Individual investor gaps – Other research verifies the poor performance of individual investors. Looking at investments in specific funds, several studies have shown that individual investors achieve returns that are 1 to 3 percent lower than the funds themselves. This percent “gap” between the investor and fund performance over time is summarized in this graph from the Maymin and Fisher study as a “behavioral trading cost”.
And Morningstar reported that these behavioral trading gaps occur in almost all groups of funds examined, as shown in this graph.

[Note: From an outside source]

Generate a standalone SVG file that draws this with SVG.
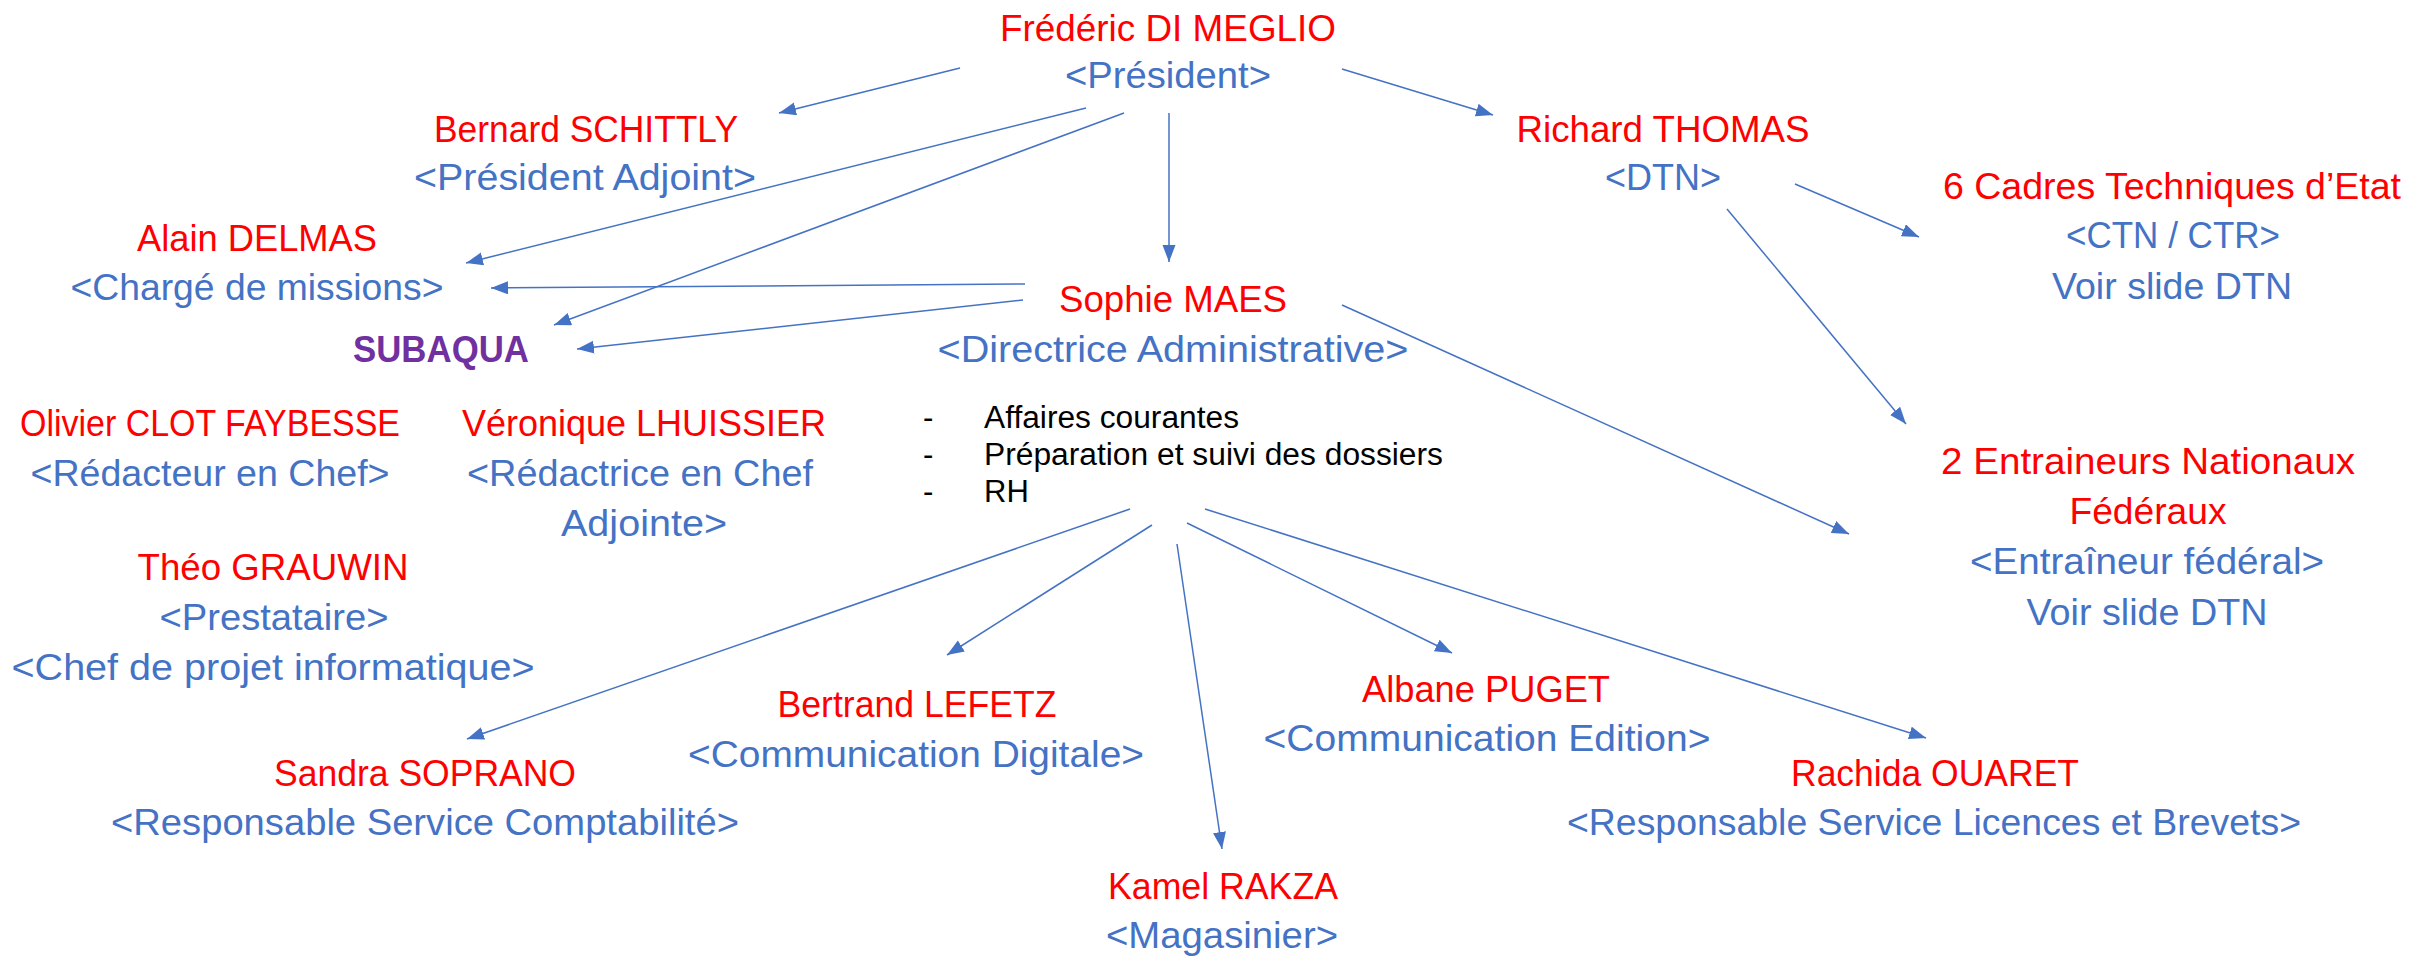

Chasing performance – The opposite of the panic selling discussed in Article 4.1 is called “chasing performance”. As we noted above, there is little evidence that fund managers who perform well for several years will continue that good performance into the future. So, selecting funds based on past performance is unlikely to be fruitful. Individual investors seek the “hot hand” only to find the luck has gone cold once they get in the game. This behavior leads to lower individual investor returns as compared to simply staying in the same fund over the same period as shown in this graph from a Vanguard study.
More importantly, because many actively managed funds fail to beat index funds, when individual investors put their money in active funds they often get the double whammy of poor performance from both the fund and their own emotional investor behavior. This dual poor performance mostly explains why the aggregate returns for individual investors (as shown in the JP Morgan graph above) is so far below the returns for most investment asset classes.